Bu örneklerle amacımın, ekonominin bir tarafında sorun yoktur ama diğer tarafında vardır demek değil. Sorunların olduğu ortadadır. Ama bu sorunlar ancak ne amaçladığını bilen, kapsamlı, insanın refahını ön plana koyan bir programla çözülebilir.

Sonuçta, uzun bir süredir, hep aynı ekonomi politikalarında ısrar eden CTP’nin bu alanda bir ilerleme kaydedemediği ortada.

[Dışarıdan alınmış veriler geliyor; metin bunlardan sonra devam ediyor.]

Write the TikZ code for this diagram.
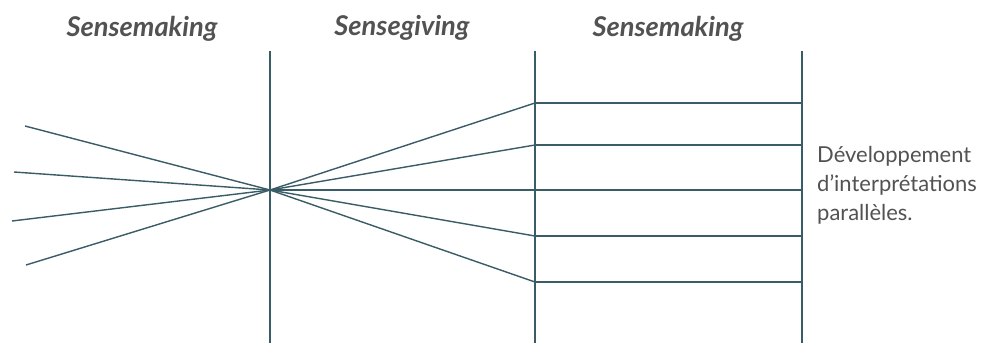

Ülke ekonomisini sanki bir ailenin bütçesini ya da küçük bir işetmeyi yönetir gibi yönetmeye çalışan CTP’nin, bu politikaların sosyal boyutunu ve etkinliğini hesaba katmadığı, ne yazık ki sonuç bazında ortada.

CTP’nin, söz konusu anketin iddiaları karşısında yaşadığı hayal kırıklığı, yılın 365 günü rejim yapıp da kilo veremeyen bir kişinin yaşadığı hayal kırıklığından farklı değil. İşin uzmanlarına göre, az yemek yiyince metabolizma yavaşlıyormuş. Bu da kilo kaybını önlüyormuş. Hatta kilo artışına neden oluyormuş. Ekonomi de biraz buna benzer işte. Borcu azaltmak için harcamaları kısmaya kalkınca, sonuç daha fazla borç oluyor. Bunu anlamak için de ekonomi teorisyeni olmaya gerek yokken, CTP her iktidara geldiğinde, ekonomiyi büyük bir laboratuvar olarak kullanıp, bu politikayı ısrarla test etmeye devam ediyor. Deneylerin sonucu hiç değişmedi. Hep başarısızlıkla sonuçlandı. Ama bu politikadan da vazgeçilmedi. Her hükümet deneyimi kısa sürdü.

Afrika Gazetesi, Gezici anketinin sonuçlarını, “yakamızdan elini çek” manşetiyle duyurmuştu. Sandıktan, benzer bir mesajın CTP için çıkması ihtimali de bana göre yüksek.